Mientras tanto, la Arrábida sigue siendo un lugar relativamente desconocido. Un paraíso de naturaleza y arenales a lo largo de 40 kilómetros, desde Tróia hasta Melides. Por el módico precio del pasaje que cobra una pequeña embarcación, por ejemplo, se puede disfrutar casi en solitario de playas como la de Galapinhos. Este arenal fue escogido como la playa más bonita de Europa, entre otras 280 europeas, en una votación en la que participaron más 130 países. Cerca de aquí quedan también las playas de Albarquel, Figueirinha, Galapos, de los Conejos, del Creiro, del Portinho da Arrábida o de Alpertuche. Todas son un lujo al alcance de cualquiera.
Ruta entre los pueblos
Al descender por el Portinho da Arrábida el coche de Salvador Holstein nos lleva hasta la parte cercana al mar, donde se encuentran los mejores restaurantes de la zona como Farol, que sirve pescado fresco con vistas al mar, o Galeão, cuya carta permite saborear lo mejor de la cocina local junto a los vinos de esta región cubierta de viñas desde hace siglos. De aquí son los de José Maria da Fonseca, la bodega de mesa más antigua del país (1834), los de la Quinta da Bacalhoa o los de Quinta de Alcube, otra de las más genuinas de la zona.
Avanzando entre viñedos por el este de la sierra se llega al castillo de Palmela, a 240 metros por encima del nivel del mar, una fortificación de origen musulmán, de entre los siglos VIII y IX, que es hoy monumento nacional. Desde su torre es fácil divisar Lisboa en días despejados. Junto a ella, la iglesia gótica de Santiago de Palmela, del siglo XV, y un antiguo convento que es hoy una pousada, de la red de Pousadas de Portugal, al estilo de los Paradores españoles.

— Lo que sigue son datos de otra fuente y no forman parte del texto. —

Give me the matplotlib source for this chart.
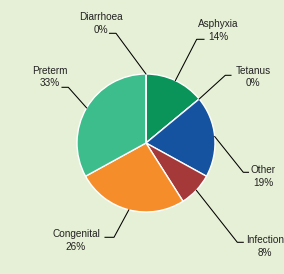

El descenso desde el castillo permite adentrarse en una ruta por algunos de los pueblos más pintorescos de la zona, como Azeitão, al pie de las montañas, donde se sigue fabricando a mano el queijo artesanal de oveja o el fresco requijão. Un paseo por sus calles empedradas permite, además, disfrutar de una repostería tradicional inagotable o visitar la fábrica de azulejos São Simão-Arte, uno de los últimos productores de azulejos artesanales de Europa. Aquí explican con paciencia todo el proceso de fabricación, desde el horneado hasta la pintura. Pincel en mano, sus artesanas dan vida a las baldosas que decoran edificios de dentro y fuera de Portugal. Si el viajero gana su confianza, es posible que le acaben desvelando los caprichos de Elton John al decorar su baño con estas losetas portuguesas. Es una de las pocas distracciones del pueblo, además de la Fiesta de la Vendimia o la medieval de los Santos.
Casa Palmela, el corazón del parque
De vuelta al parque natural llegamos a Casa Palmela, la finca de Holstein, cuyas 70 hectáreas han permanecido en su familia desde hace dos siglos. Se trata de una de las pocas propiedades privadas dentro de este espacio natural, donde está prohibido construir desde 1975. Una casa solariega del siglo XVII, clasificada como Bien de Interés Municipal, convertida hoy en un hotel de 21 habitaciones, rodeada de bosque y viñedos de uvas syrah y moscatel. Casa Palmela sirvió de residencia de verano para el Colegio de Jesuitas São Francisco Xavier de Setúbal y conserva hoy parte del suelo de piedra de cuatro siglos de antigüedad, muebles originales, azulejos del siglo XVIII y una pequeña capilla.
De puertas para adentro, el salón en el que antes almorzaban los jesuitas es hoy un restaurante con terraza que sirve almejas à bulhão pato, pasteles de bacalao con tomate o el típico picapau. De puertas para afuera, las vistas desde el alojamiento animan a dar un paseo por la sierra, a pie o a caballo, en un recorrido que atraviesa caminos y viñedos.
Desde aquí es fácil organizar travesías en barco, clases de yoga al atardecer o excursiones hasta las queserías de los pueblos cercanos o al Mercado do Livramento de Setúbal, que abastece a Casa Palmela y donde cada día es un ir y venir entre sus 900 empleados. Allí coinciden los madrugadores que buscan pescado fresco y los viajeros que quieren conocer de cerca esta lonja pesquera y agrícola, inaugurada en 1876, y que USA Today reconoció en 2015 como una de las mejores del mundo. Una vez se toman la fotografía de rigor junto al gran mural de 5.700 azulejos que narra la vida de pescadores y agricultores, los viajeros abandonan el mercado. La vida local continúa en este paraíso portugués ajeno, de momento, al turismo masivo.